The White Continent was always going to be home to some impressive ice bergs - but what lay ahead was quite simply stunning and out of this world. Along our journey we experienced myriad types, shapes and sizes of ice resembling everything from dragons to mushrooms. According to the illustrated Glossary of Snow and Ice (yes, that is a real thing) there are around 40 classifications of snow and ice. Here a few of those that we experienced in Antarctica…
The sound of calving (the breaking away of a mass of ice) was a frequent and eerie interruption to the silence of Antarctica, and was usually followed by a frantic search of the horizon to watch said ice breaking from a berg, sliding down a glacier to form a new ice berg or just crashing into the ocean. It also acted as a rather sobering reminder that zodiacs and kayaks (which we used every day) must stay at least three times the height away from any ice…

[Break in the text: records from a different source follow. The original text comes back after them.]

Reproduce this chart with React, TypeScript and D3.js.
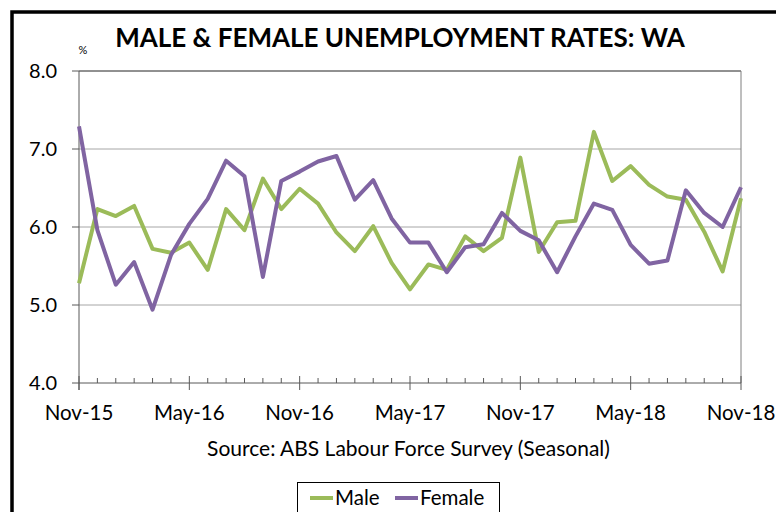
import React from "react";
import * as d3 from "d3";

const title = "MALE & FEMALE UNEMPLOYMENT RATES: WA";
const source = "Source: ABS Labour Force Survey (Seasonal)";
const months = d3.timeMonth.range(new Date(2015, 10, 1), new Date(2018, 11, 1));
const male = [5.28, 6.23, 6.14, 6.27, 5.72, 5.67, 5.80, 5.45, 6.23, 5.96, 6.62, 6.23, 6.49,
  6.30, 5.93, 5.69, 6.01, 5.54, 5.20, 5.52, 5.45, 5.88, 5.69, 5.86, 6.89,
  5.68, 6.06, 6.08, 7.22, 6.59, 6.78, 6.54, 6.39, 6.35, 5.94, 5.43, 6.37];
const female = [7.29, 5.96, 5.26, 5.55, 4.94, 5.64, 6.04, 6.36, 6.85, 6.65, 5.36, 6.59, 6.71,
  6.84, 6.91, 6.35, 6.60, 6.11, 5.80, 5.80, 5.42, 5.74, 5.78, 6.18, 5.95,
  5.83, 5.42, 5.88, 6.30, 6.22, 5.77, 5.53, 5.57, 6.47, 6.18, 6.00, 6.51];
const yTicks = [4, 5, 6, 7, 8];
const series = [
  { name: "Male", values: male, color: "#9BBB59" },
  { name: "Female", values: female, color: "#8064A2" },
];

const FONT = "Lato, 'Open Sans', sans-serif";

export default function App() {
  const W = 776, H = 512;
  const x0 = 79, x1 = 741, yTop = 71, yBot = 383;
  const x = d3.scaleLinear().domain([0, months.length - 1]).range([x0, x1]);
  const y = d3.scaleLinear().domain([4, 8]).range([yBot, yTop]);
  const fmt = d3.timeFormat("%b-%y");
  const line = d3.line<number>().x((_, i) => x(i)).y((d) => y(d));
  const idx = d3.range(months.length);
  const majors = idx.filter((i) => i % 6 === 0);

  return (
    <svg width={W} height={H} style={{ position: "fixed", left: 0, top: 0, background: "#fff" }}
      fontFamily={FONT}>
      <rect x={0} y={0} width={W} height={H} fill="#fff" />
      <rect x={12} y={12} width={820} height={600} fill="none" stroke="#000" strokeWidth={3.5} />
      <text x={400} y={47} textAnchor="middle" fontSize={26} fontWeight="bold" fill="#000">{title}</text>
      <text x={83} y={54} textAnchor="middle" fontSize={11} fill="#000">%</text>
      {yTicks.map((t) => (
        <g key={t}>
          {t > 4 && t < 8 && <line x1={x0} x2={x1} y1={y(t)} y2={y(t)} stroke="#A6A6A6" strokeWidth={1} />}
          <line x1={72} x2={x0} y1={y(t)} y2={y(t)} stroke="#595959" strokeWidth={1} />
          <text x={57} y={y(t) + 7} textAnchor="end" fontSize={20} fill="#000">{t.toFixed(1)}</text>
        </g>
      ))}
      <line x1={x0} x2={x1} y1={yTop} y2={yTop} stroke="#222" strokeWidth={1} />
      <line x1={x1} x2={x1} y1={yTop} y2={yBot} stroke="#7F7F7F" strokeWidth={1} />
      <line x1={x0} x2={x0} y1={yTop} y2={yBot + 7} stroke="#595959" strokeWidth={1} />
      <line x1={x0} x2={x1} y1={yBot} y2={yBot} stroke="#595959" strokeWidth={1} />
      {idx.map((i) =>
        i % 6 === 0 ? (
          <line key={i} x1={x(i)} x2={x(i)} y1={yBot - 7} y2={yBot + 7} stroke="#595959" strokeWidth={1} />
        ) : (
          <line key={i} x1={x(i)} x2={x(i)} y1={yBot - 5} y2={yBot} stroke="#595959" strokeWidth={1} />
        )
      )}
      {majors.map((i) => (
        <text key={i} x={x(i)} y={420} textAnchor="middle" fontSize={20.5} fill="#000">{fmt(months[i])}</text>
      ))}
      <text x={408.5} y={456} textAnchor="middle" fontSize={21} fill="#000">{source}</text>
      {series.map((s) => (
        <path key={s.name} d={line(s.values) || ""} fill="none" stroke={s.color} strokeWidth={4}
          strokeLinejoin="round" />
      ))}
      <rect x={297.5} y={482.5} width={202} height={40} fill="#fff" stroke="#000" strokeWidth={1} />
      {series.map((s, k) => {
        const lx = k === 0 ? 310 : 395;
        return (
          <g key={s.name}>
            <line x1={lx} x2={lx + 23} y1={498} y2={498} stroke={s.color} strokeWidth={4} />
            <text x={lx + 25} y={505} fontSize={20.5} fill="#000">{s.name}</text>
          </g>
        );
      })}
    </svg>
  );
}
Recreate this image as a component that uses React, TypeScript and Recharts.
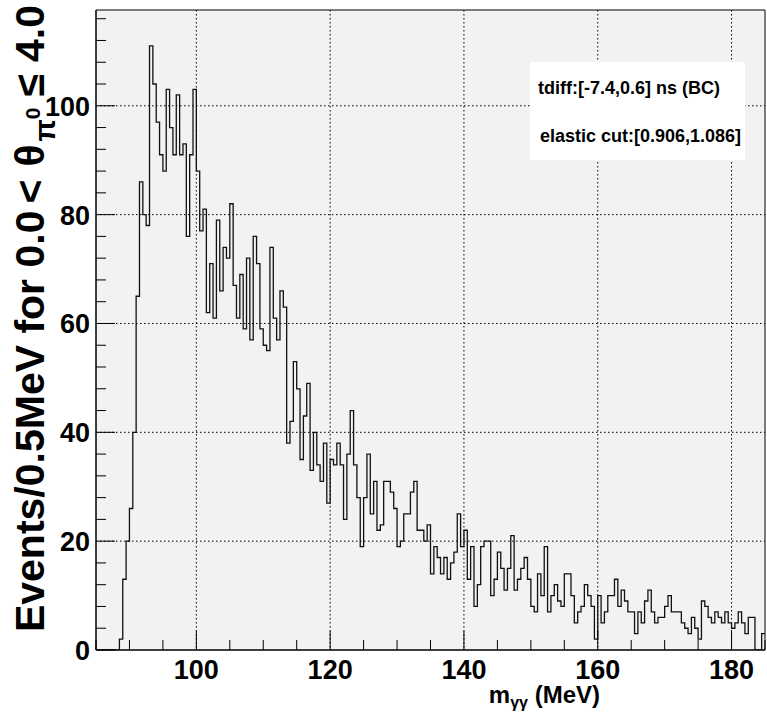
import React from "react";
import {
  ComposedChart,
  Line,
  XAxis,
  YAxis,
  CartesianGrid,
  ReferenceArea,
} from "recharts";

// histogram: 0.5 MeV bins starting at 85 MeV
const binLow = 85;
const binWidth = 0.5;
const counts = [
  0, 0, 0, 0, 0, 0, 0, 2, 13, 20,
  26, 40, 65, 86, 80, 78, 111, 104, 97, 91,
  88, 103, 96, 91, 102, 91, 93, 76, 91, 103,
  88, 77, 81, 62, 71, 61, 79, 66, 74, 72,
  82, 67, 61, 69, 59, 72, 57, 76, 71, 59,
  56, 55, 74, 61, 57, 66, 63, 38, 42, 53,
  48, 35, 43, 49, 33, 40, 34, 31, 38, 27,
  35, 34, 38, 34, 24, 36, 44, 34, 28, 19,
  28, 36, 25, 31, 22, 23, 31, 31, 29, 26,
  19, 20, 25, 25, 29, 31, 22, 22, 20, 23,
  14, 19, 17, 14, 17, 13, 16, 18, 25, 19,
  22, 13, 19, 8, 12, 19, 20, 20, 10, 13,
  18, 15, 11, 15, 21, 11, 13, 15, 17, 13,
  8, 7, 14, 10, 19, 7, 10, 12, 9, 8,
  14, 14, 10, 5, 7, 8, 12, 10, 8, 2,
  10, 5, 7, 10, 10, 13, 8, 11, 9, 7,
  7, 3, 7, 5, 9, 11, 7, 5, 6, 6,
  8, 10, 7, 7, 7, 5, 4, 3, 6, 4,
  2, 9, 8, 6, 5, 7, 6, 5, 7, 5,
  4, 5, 7, 5, 3, 6, 6, 0, 0, 3,
];

const xMin = 85;
const xMax = 185;
const yMax = 117.6;
const xTicks = [85, 90, 95, 100, 105, 110, 115, 120, 125, 130, 135, 140, 145, 150, 155, 160, 165, 170, 175, 180, 185];
const xLabels = [100, 120, 140, 160, 180];
const yTicks = [0, 4, 8, 12, 16, 20, 24, 28, 32, 36, 40, 44, 48, 52, 56, 60, 64, 68, 72, 76, 80, 84, 88, 92, 96, 100, 104, 108, 112, 116];
const yLabels = [0, 20, 40, 60, 80, 100];
const infoLines = ["tdiff:[-7.4,0.6] ns (BC)", "elastic cut:[0.906,1.086]"];

// step line needs one point per bin edge
const data = counts.map((c, i) => ({ x: binLow + i * binWidth, y: c }));
data.push({ x: binLow + counts.length * binWidth, y: counts[counts.length - 1] });

const font = "'Liberation Sans', Arial, Helvetica, sans-serif";

function XTick(props: any) {
  const { x, y, payload } = props;
  const major = xLabels.includes(payload.value);
  return (
    <g>
      <line x1={x} y1={y} x2={x} y2={y - (major ? 19 : 10)} stroke="#000" strokeWidth={1} />
      {major && (
        <text x={x} y={y + 29} textAnchor="middle" fontFamily={font} fontWeight="bold" fontSize={27} fill="#000">
          {payload.value}
        </text>
      )}
    </g>
  );
}

function YTick(props: any) {
  const { x, y, payload } = props;
  const major = yLabels.includes(payload.value);
  return (
    <g>
      <line x1={x} y1={y} x2={x + (major ? 19 : 10)} y2={y} stroke="#000" strokeWidth={1} />
      {major && (
        <text x={x - 6} y={y + 10} textAnchor="end" fontFamily={font} fontWeight="bold" fontSize={27} fill="#000">
          {payload.value}
        </text>
      )}
    </g>
  );
}

export default function App() {
  return (
    <div style={{ position: "fixed", left: 0, top: 0, width: 767, height: 712, background: "#fff" }}>
      <ComposedChart width={767} height={712} data={data} margin={{ top: 10, right: 2, left: 10, bottom: 10 }}>
        <CartesianGrid
          fill="#f2f2f2"
          stroke="#000"
          strokeDasharray="1.5 2.5"
          verticalValues={xLabels}
          horizontalValues={[20, 40, 60, 80, 100]}
        />
        <XAxis
          type="number"
          dataKey="x"
          domain={[xMin, xMax]}
          ticks={xTicks}
          interval={0}
          tick={<XTick />}
          tickSize={0}
          tickMargin={0}
          tickLine={false}
          axisLine={{ stroke: "#000" }}
          height={52}
          allowDataOverflow
        />
        <YAxis
          type="number"
          domain={[0, yMax]}
          ticks={yTicks}
          interval={0}
          tick={<YTick />}
          tickSize={0}
          tickMargin={0}
          tickLine={false}
          axisLine={{ stroke: "#000" }}
          width={86}
          allowDataOverflow
        />
        <ReferenceArea x1={xMin} x2={xMax} y1={0} y2={yMax} fill="none" stroke="#000" strokeWidth={1} />
        <Line
          type="stepAfter"
          dataKey="y"
          stroke="#111"
          strokeWidth={1.3}
          dot={false}
          isAnimationActive={false}
        />
      </ComposedChart>

      <svg width={767} height={712} style={{ position: "absolute", left: 0, top: 0, pointerEvents: "none" }}>
        <text
          transform="translate(44,5) rotate(-90)"
          textAnchor="end"
          fontFamily={font}
          fontWeight="bold"
          fontSize={41}
          fill="#000"
        >
          Events/0.5MeV for 0.0
          <tspan dx={7}>&lt;</tspan>
          <tspan dx={13}>θ</tspan>
          <tspan dx={3} dy={11} fontSize={29}>π</tspan>
          <tspan dy={-15} fontSize={21}>0</tspan>
          <tspan dx={11} dy={4}>≤</tspan>
          <tspan dx={12}>4.0</tspan>
        </text>
        <text x={600} y={703} textAnchor="end" fontFamily={font} fontWeight="bold" fontSize={24} fill="#000">
          m<tspan dy={5} fontSize={16}>γγ</tspan>
          <tspan dy={-5}> (MeV)</tspan>
        </text>
      </svg>

      <div
        style={{
          position: "absolute",
          left: 530,
          top: 62,
          width: 215,
          height: 98,
          background: "#fff",
          fontFamily: font,
          fontWeight: "bold",
          fontSize: 18,
          color: "#000",
          whiteSpace: "nowrap",
        }}
      >
        <div style={{ position: "absolute", left: 8, top: 16 }}>{infoLines[0]}</div>
        <div style={{ position: "absolute", left: 10, top: 64 }}>{infoLines[1]}</div>
      </div>
    </div>
  );
}
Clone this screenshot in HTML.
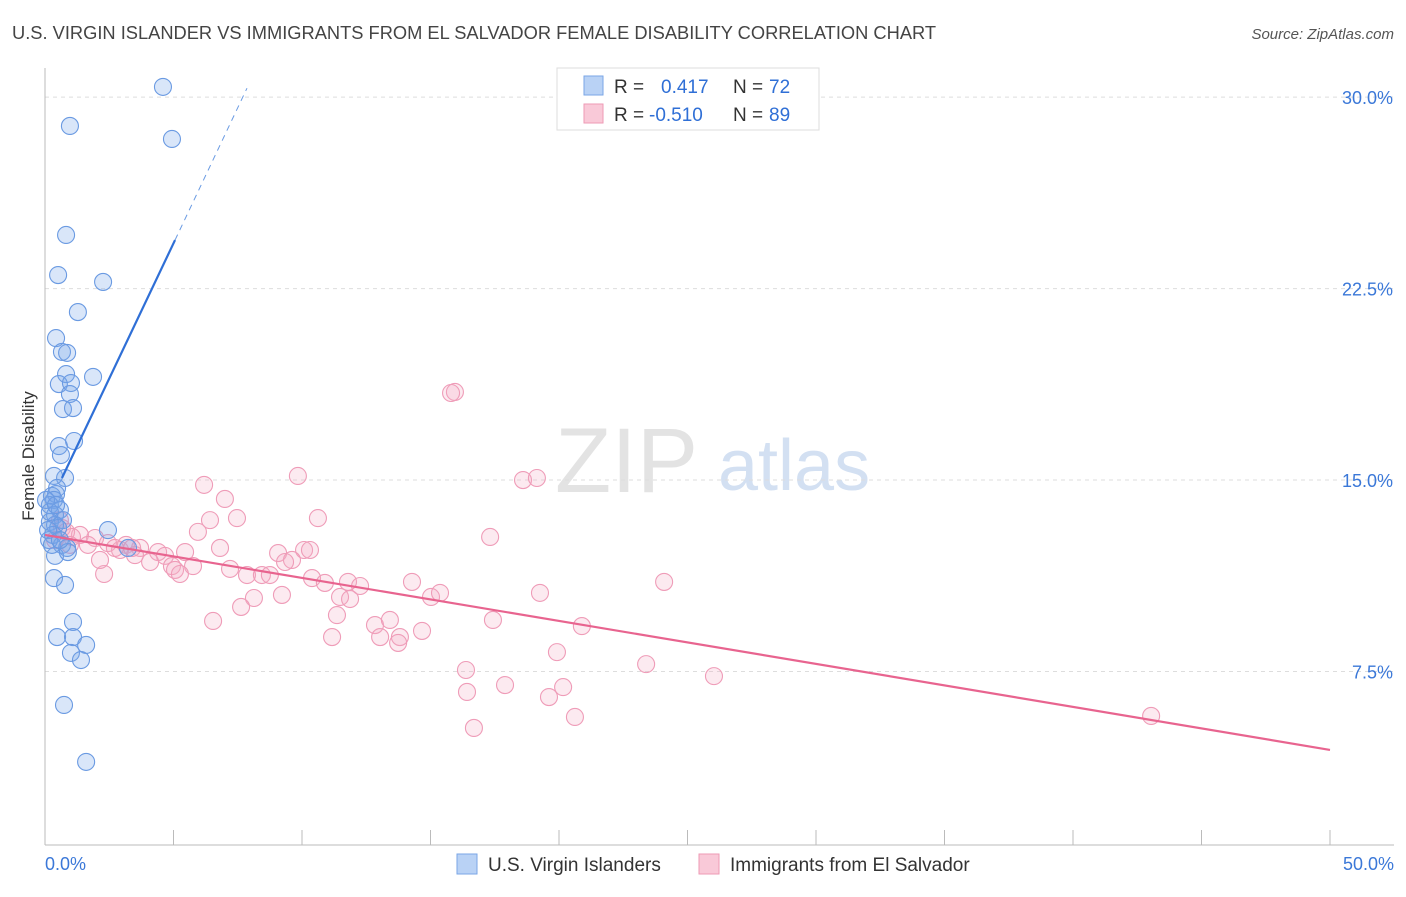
<!DOCTYPE html>
<html><head><meta charset="utf-8"><style>
body{margin:0;background:#fff;font-family:"Liberation Sans",sans-serif;}
svg text{font-family:"Liberation Sans",sans-serif;}
</style></head><body>
<svg id="chart" width="1406" height="892" xmlns="http://www.w3.org/2000/svg">
<text x="12" y="39" font-size="18.3" fill="#444">U.S. VIRGIN ISLANDER VS IMMIGRANTS FROM EL SALVADOR FEMALE DISABILITY CORRELATION CHART</text>
<text x="1394" y="39" font-size="15" fill="#555" text-anchor="end" font-style="italic">Source: ZipAtlas.com</text>
<text x="555" y="492" font-size="92" fill="#ddd" font-family="Liberation Serif" opacity="0.8">ZIP</text>
<text x="718" y="490" font-size="72" fill="#c9d9f0" opacity="0.8">atlas</text>
<g id="grid"></g>
<g id="axes"></g>
<g id="pink"></g>
<g id="blue"></g>
<g id="trends"></g>
<text transform="translate(34,456) rotate(-90)" font-size="17" fill="#333" text-anchor="middle">Female Disability</text>
<g>
<rect x="557" y="68" width="262" height="62" fill="#fff" stroke="#ddd"/>
<rect x="584" y="76" width="19" height="19" fill="#b9d2f5" stroke="#7aa6e6"/>
<rect x="584" y="104" width="19" height="19" fill="#f9c9d8" stroke="#ee9ab5"/>
<text x="614" y="93" font-size="19" fill="#333">R =</text><text x="661" y="93" font-size="19" fill="#2f6fd6">0.417</text>
<text x="733" y="93" font-size="19" fill="#333">N =</text><text x="769" y="93" font-size="19" fill="#2f6fd6">72</text>
<text x="614" y="121" font-size="19" fill="#333">R =</text><text x="649" y="121" font-size="19" fill="#2f6fd6">-0.510</text>
<text x="733" y="121" font-size="19" fill="#333">N =</text><text x="769" y="121" font-size="19" fill="#2f6fd6">89</text>
</g>
<g>
<rect x="457" y="854" width="20" height="20" fill="#b9d2f5" stroke="#7aa6e6"/>
<text x="488" y="871" font-size="19" fill="#333">U.S. Virgin Islanders</text>
<rect x="699" y="854" width="20" height="20" fill="#f9c9d8" stroke="#ee9ab5"/>
<text x="730" y="871" font-size="19" fill="#333">Immigrants from El Salvador</text>
</g>
</svg>
<script>
const yTicks=[7.5,15,22.5,30];
const yTickLabels=["7.5%","15.0%","22.5%","30.0%"];
const xTickLabels=["0.0%","50.0%"];
const blueX=[4.59,0.97,4.94,0.82,0.51,2.26,1.28,0.43,0.66,0.86,0.82,1.87,0.54,1.01,0.97,0.70,1.09,1.13,0.54,0.62,0.78,0.35,0.47,0.27,0.43,0.35,0.19,0.58,0.39,0.70,0.19,0.39,0.51,0.31,0.16,0.66,0.86,2.45,3.23,0.39,0.89,0.35,0.78,1.09,0.47,1.09,1.60,1.01,1.40,0.74,1.60,0.19,0.12,0.27,0.58,0.04,0.43];
const blueY=[30.4,28.87,28.36,24.6,23.03,22.76,21.58,20.56,20.02,19.98,19.15,19.04,18.76,18.80,18.37,17.78,17.82,16.53,16.33,15.98,15.08,15.16,14.69,14.38,14.45,14.22,14.02,13.83,13.63,13.43,13.36,13.24,13.12,12.85,12.65,12.46,12.34,13.04,12.34,12.03,12.18,11.16,10.89,9.44,8.85,8.85,8.54,8.23,7.95,6.19,3.96,13.75,13.04,12.46,12.65,14.22,14.02];
const pinkX=[15.95,15.80,9.84,18.60,19.14,6.19,7.00,6.42,7.47,10.62,5.95,17.32,1.36,1.95,2.45,3.15,3.70,4.40,4.67,5.45,6.81,9.07,10.08,10.31,9.61,2.92,3.50,4.09,4.94,5.76,7.20,7.86,8.44,8.75,9.34,10.39,10.89,11.79,12.26,14.28,2.30,5.06,5.25,8.13,9.22,11.48,11.87,15.02,15.37,19.26,24.09,6.54,7.63,11.36,12.84,13.42,17.43,20.89,11.17,13.04,13.81,13.74,14.67,19.92,23.39,26.03,16.38,17.90,16.42,19.61,20.16,20.62,16.69,43.04,0.58,0.66,0.82,1.05,1.67,0.39,0.97,2.14,2.72,3.39];
const pinkY=[18.45,18.41,15.16,15.00,15.08,14.81,14.26,13.43,13.51,13.51,12.97,12.77,12.85,12.73,12.53,12.46,12.34,12.18,12.03,12.18,12.34,12.14,12.26,12.26,11.87,12.26,12.06,11.79,11.63,11.63,11.52,11.28,11.28,11.28,11.79,11.16,10.97,11.01,10.85,11.01,11.32,11.48,11.32,10.38,10.50,10.42,10.34,10.42,10.58,10.58,11.01,9.48,10.03,9.71,9.32,9.52,9.52,9.28,8.85,8.85,8.85,8.62,9.09,8.26,7.79,7.32,7.56,6.97,6.70,6.50,6.89,5.72,5.29,5.76,13.43,13.12,12.97,12.77,12.46,12.65,12.46,11.87,12.34,12.34];
const blueTrend=[[0.66,15.08],[5.06,24.4],[7.86,30.35]];
const pinkTrend=[[0,12.85],[50,4.43]];
const NS="http://www.w3.org/2000/svg";
const X=v=>45+v*25.7, Y=v=>863-v*25.53;
function mk(tag,attrs,parent){const e=document.createElementNS(NS,tag);for(const k in attrs)e.setAttribute(k,attrs[k]);document.getElementById(parent).appendChild(e);return e;}
yTicks.forEach((t,i)=>{
 const g=mk('line',{x1:45,x2:1394,y1:Y(t),y2:Y(t),stroke:'#ddd','stroke-dasharray':'4,4'},'grid');
 
 
 const l=mk('text',{x:1393,y:Y(t)+7,'font-size':18,fill:'#3b78d8','text-anchor':'end'},'grid');
 l.textContent=yTickLabels[i];
 
 
});
const ax=mk('line',{x1:45,x2:45,y1:68,y2:845,stroke:'#bbb'},'axes');


const bx=mk('line',{x1:45,x2:1394,y1:845,y2:845,stroke:'#bbb'},'axes');


for(let i=0;i<=10;i++){const t=mk('line',{x1:X(i*5),x2:X(i*5),y1:830,y2:845,stroke:'#bbb'},'axes');
 
 }
[[0,'start',45],[50,'end',1394]].forEach((d,i)=>{const t=mk('text',{x:d[2],y:870,'font-size':18,fill:'#3b78d8','text-anchor':d[1]},'axes');t.textContent=xTickLabels[i];
 
 });
pinkX.forEach((v,i)=>{const c=mk('circle',{cx:X(v),cy:Y(pinkY[i]),r:8.5,fill:'rgba(244,170,195,0.25)',stroke:'#ef9cb8','stroke-width':1.1},'pink');
 
 });
blueX.forEach((v,i)=>{const c=mk('circle',{cx:X(v),cy:Y(blueY[i]),r:8.5,fill:'rgba(120,165,235,0.28)',stroke:'#6a9ae2','stroke-width':1.1},'blue');
 
 });
const p=mk('line',{x1:X(pinkTrend[0][0]),y1:Y(pinkTrend[0][1]),x2:X(pinkTrend[1][0]),y2:Y(pinkTrend[1][1]),stroke:'#e8648f','stroke-width':2.2},'trends');


const b=mk('line',{x1:X(blueTrend[0][0]),y1:Y(blueTrend[0][1]),x2:X(blueTrend[1][0]),y2:Y(blueTrend[1][1]),stroke:'#2f6fd6','stroke-width':2.2},'trends');


const bd=mk('line',{x1:X(blueTrend[1][0]),y1:Y(blueTrend[1][1]),x2:X(blueTrend[2][0]),y2:Y(blueTrend[2][1]),stroke:'#6a9be3','stroke-width':1,'stroke-dasharray':'6,5'},'trends');


</script>
</body></html>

One of the many, many highlights of this trip was the Captain rather skilfully parallel parking our 6,230 gross tonne ship next to a sheet of fast ice (sea-ice which is attached fast to the shore, ice wall or between two ice bergs), lowering the gang way and allowing us off to trek a couple of kilometres across the 2m thick fast ice. Not only was this is a first for us, but also our Captain who had been leading voyages to Antarctica for over 20 years. We were joined by Adelie Penguins, which playfully waddled over to greet us, Crabeater Seals which merely grunted at us from afar and we even glimpsed a Weddell Seal basking in the sun.
It seemed like a normal ice berg in the distance, but after an hour had passed and we were still cruising towards, at 13 Knots, it was obvious this was no normal piece of ice. It turned out to be a 2.5km long, 50m tall tabular berg (a flat topped ice berg, most typically formed by calving from an ice shelf). There were horizontal bands running along the length of this enormous berg, akin to the lines found on a tree trunk.
The tabular berg we saw was large enough to land a Boeing 747 on, but was tiny compared to some of the monster tabular bergs found in Antarctica - the largest on record being 31,000 square kilometres - larger than Belgium.
Pretty much does what it says on the tin - dotted across the horizon was lots of floating ice, often frequented by sleeping seals and penguins, or resting birds.
We managed to go out kayaking most days and encountered lots of open pack ice (composed of floes, seldom in contact and with many leads, ice cover 40% to 60%), following the existing leads, or breaking through the thin ice covering (up to 10 cm) with our paddles to form new paths.
Below The Antarctic Circle
When journeying below the Antarctic circle (at 66°), we noticed a distinct difference between the ice: the introduction of fast ice, pack ice and a sense that the ice was surrounding us.
In the words of one of my fellow cruisers, "It was the wildlife that first brought me to Antarctica, but it's the Ice that makes me come back time and time again."